Entonces la compañía de soldados, el tribuno y los alguaciles de los judíos, prendieron a Jesús y le ataron, y le llevaron primeramente a Anás; porque era suegro de Caifás, que era sumo sacerdote aquel año. Era Caifás el que había dado el consejo a los judíos, de que convenía que un solo hombre muriese por el pueblo. Y seguían a Jesús Simón Pedro y otro discípulo. Y este discípulo era conocido del sumo sacerdote, y entró con Jesús al patio del sumo sacerdote; mas Pedro estaba fuera, a la puerta. Salió, pues, el discípulo que era conocido del sumo sacerdote, y habló a la portera, e hizo entrar a Pedro. Entonces la criada portera dijo a Pedro: ¿No eres tú también de los discípulos de este hombre? Dijo él: No lo soy. Y estaban en pie los siervos y los alguaciles que habían encendido un fuego; porque hacía frío, y se calentaban; y también con ellos estaba Pedro en pie, calentándose. Y el sumo sacerdote preguntó a Jesús acerca de sus discípulos y de su doctrina. Jesús le respondió: Yo públicamente he hablado al mundo; siempre he enseñado en la sinagoga y en el templo, donde se reúnen todos los judíos, y nada he hablado en oculto. ¿Por qué me preguntas a mí? Pregunta a los que han oído, qué les haya yo hablado; he aquí, ellos saben lo que yo he dicho. Cuando Jesús hubo dicho esto, uno de los alguaciles, que estaba allí, le dio una bofetada, diciendo: ¿Así respondes al sumo sacerdote? Jesús le respondió: Si he hablado mal, testifica en qué está el mal; y si bien, ¿por qué me golpeas? Anás entonces le envió atado a Caifás, el sumo sacerdote.

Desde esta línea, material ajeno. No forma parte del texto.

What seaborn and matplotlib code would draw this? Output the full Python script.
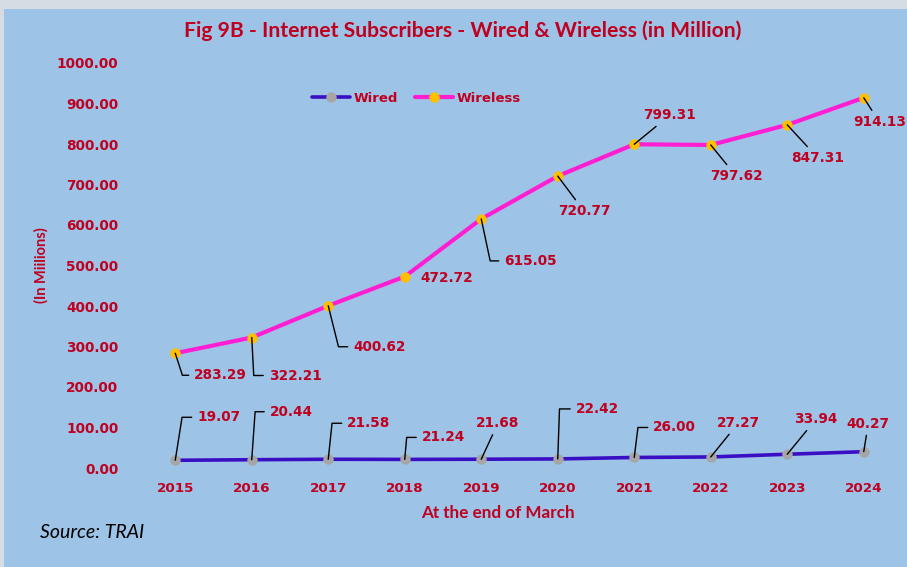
import numpy as np
import pandas as pd
import seaborn as sns
import matplotlib.pyplot as plt
from matplotlib.lines import Line2D
from matplotlib.patches import Rectangle

# data
years = ['2015', '2016', '2017', '2018', '2019', '2020', '2021', '2022', '2023', '2024']
wired = [19.07, 20.44, 21.58, 21.24, 21.68, 22.42, 26.00, 27.27, 33.94, 40.27]
wireless = [283.29, 322.21, 400.62, 472.72, 615.05, 720.77, 799.31, 797.62, 847.31, 914.13]

# label placement (offset in pixels from point, leader style)
wireless_lbl = [(19, -22, 108), (17, -38, 93), (25, -41, 104), (16, -1, None), (23, -42, 102),
                (0, -35, 'd'), (9, 29, 'd'), (-1, -31, 'd'), (4, -33, 'd'), (-11, -24, 'd')]
wired_lbl = [(22, 43, 81), (18, 48, 86), (19, 36, 84), (17, 22, 85), (-5, 36, 'd'),
             (18, 50, 88), (19, 30, 83), (6, 34, 'd'), (7, 35, 'd'), (-17, 28, 'd')]

BG = '#9DC3E6'
RED = '#C00020'
WIRED_C = '#3A0FC4'
WIRELESS_C = '#FF1ED2'

sns.set_style('white')
plt.rcParams['font.family'] = ['DejaVu Sans']

df = pd.DataFrame({'Year': years, 'Wired': wired, 'Wireless': wireless})

fig = plt.figure(figsize=(9.07, 5.67), dpi=100)
fig.patch.set_facecolor('#D6DCE4')
fig.patches.append(Rectangle((4 / 907, 0), 1, 1 - 9 / 567, transform=fig.transFigure,
                             facecolor=BG, edgecolor='none', zorder=-5))

ax = fig.add_axes([137 / 907, 1 - 468 / 567, 765 / 907, 405 / 567])
ax.set_facecolor('none')

sns.lineplot(data=df, x='Year', y='Wired', ax=ax, color=WIRED_C, linewidth=2.6,
             marker='o', markersize=7.5, markerfacecolor='#A6A6A6', markeredgewidth=0, sort=False)
sns.lineplot(data=df, x='Year', y='Wireless', ax=ax, color=WIRELESS_C, linewidth=3.0,
             marker='o', markersize=7.5, markerfacecolor='#FFC000', markeredgewidth=0, sort=False)

ax.set_xlim(-0.5, 9.5)
ax.set_ylim(0, 1000)
ax.set_yticks(np.arange(0, 1001, 100))
ax.set_yticklabels([f'{v:.2f}' for v in np.arange(0, 1001, 100)])
ax.tick_params(axis='y', length=0, pad=13.5, labelsize=9.8, labelcolor=RED)
ax.tick_params(axis='x', length=0, pad=10, labelsize=9.7, labelcolor=RED)
for lab in ax.get_xticklabels() + ax.get_yticklabels():
    lab.set_fontweight('bold')
ax.set_xlabel('')
ax.set_ylabel('')
sns.despine(ax=ax, left=True, bottom=True)


def add_labels(values, styles):
    for i, (v, (dx, dy, kind)) in enumerate(zip(values, styles)):
        kw = dict(textcoords='offset pixels', xytext=(dx, dy), ha='left', va='center',
                  fontsize=9.8, fontweight='bold', color=RED, annotation_clip=False)
        if kind == 'd':
            kw['arrowprops'] = dict(arrowstyle='-', color='black', lw=1.0, shrinkA=1, shrinkB=0)
        elif kind is not None:
            kw['arrowprops'] = dict(arrowstyle='-', color='black', lw=1.0, patchA=None,
                                    shrinkA=4, shrinkB=0, relpos=(0, 0.5),
                                    connectionstyle=f'angle,angleA=0,angleB={kind},rad=0')
        ax.annotate(f'{v:.2f}', xy=(i, v), **kw)


add_labels(wireless, wireless_lbl)
add_labels(wired, wired_lbl)

handles = [Line2D([], [], color=WIRED_C, lw=2.6, marker='o', markersize=7.5,
                  markerfacecolor='#A6A6A6', markeredgewidth=0),
           Line2D([], [], color=WIRELESS_C, lw=3.0, marker='o', markersize=7.5,
                  markerfacecolor='#FFC000', markeredgewidth=0)]
leg = fig.legend(handles, ['Wired', 'Wireless'], loc='center', bbox_to_anchor=(416 / 907, 1 - 98 / 567),
                 ncol=2, frameon=False, handlelength=2.9, handletextpad=0.25, columnspacing=1.3,
                 prop={'weight': 'bold', 'size': 9.5}, labelcolor=RED)

fig.text(463 / 907, 1 - 31 / 567, 'Fig 9B - Internet Subscribers - Wired & Wireless (in Million)',
         ha='center', va='center', fontsize=15.2, fontweight='bold', color=RED, family=['Lato', 'DejaVu Sans'])
fig.text(498 / 907, 1 - 513 / 567, 'At the end of March', ha='center', va='center',
         fontsize=12.3, fontweight='bold', color=RED, family=['Lato', 'DejaVu Sans'])
fig.text(41 / 907, 1 - 265 / 567, '(In Miilions)', ha='center', va='center', rotation=90,
         fontsize=10.5, fontweight='bold', color=RED, family=['Lato', 'DejaVu Sans'])
fig.text(40 / 907, 1 - 533 / 567, 'Source: TRAI', ha='left', va='center',
         fontsize=14, style='italic', color='black', family=['Lato', 'DejaVu Sans'])

fig.savefig('out.png', dpi=100, facecolor=fig.get_facecolor())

Juan 18: 12-24
Para seguir la narración agrupamos aquí los dos pasajes que se refieren a la vista ante Anás, y haremos lo mismo con los otros dos que tratan de la tragedia de Pedro.
Juan es el único de los evangelistas que nos dice que Jesús fue conducido en primer lugar a presencia de Anás. Anás era un personaje célebre. Edersheim escribe de él: «No hay figura de la historia judía de aquel tiempo que nos sea más conocida que la de Anás; ninguna persona era más afortunada o influyente, pero tampoco más vilipendiada, que el ex sumo sacerdote.» Anás era el poder entre bastidores en Jerusalén. Había sido sumo sacerdote entre los años 6 y 15 d.C., y cuatro de sus hijos también ocuparon ese puesto, y Caifás, que era su yerno. Ese hecho ya es suficientemente sugestivo y esclarecedor. Había habido un tiempo, cuando los judíos eran libres, en que el puesto de sumo sacerdote era vitalicio; pero, cuando llegaron los procuradores romanos, se alcanzaba mediante conspiraciones, intrigas, sobornos y corrupción. Se nombraba al mayor sicofanta, al mejor postor, al que consiguiera mantenerse en la cuerda floja con el gobernador romano. El sumo sacerdote era el supercolaboracionista, el que daba facilidades y prestigio y comodidades y poder a los dueños del país, no sólo con sobornos, sino también con estrecha colaboración. La familia de Anás era inmensamente rica, y uno tras otro de sus hijos había alcanzado la cima con sobornos e intrigas, mientras él mismo seguía moviendo todas las marionetas.
Su manera de hacer dinero tampoco era menos objetable. En el Atrio de los Gentiles estaban los puestos de vendedores de animales para los sacrificios, a los que Jesús había echado con cajas destempladas. No eran comerciantes, sino desolladores.
Todas las víctimas que se ofrecían en sacrificio en el templo tenían que estar libres de mancha o defecto. Había inspectores que lo comprobaban. Si se traía un animal de fuera del templo, se podía estar seguro de que le encontrarían algún fallo. De esa manera se obligaba al fiel a comprar en el templo la víctima que quisiera ofrecer, que ya habría pasado la revisión y no había peligro de que se la rechazaran. Eso habría sido conveniente y de ayuda si no hubiera sido por una cosa: en el templo todo costaba diez veces más. Todo el negocio era una desvergonzada explotación, y los puestos de venta en el templo se llamaban « El Bazar de Anás», porque eran propiedad de su familia, y la manera en que Anás había amasado su fortuna.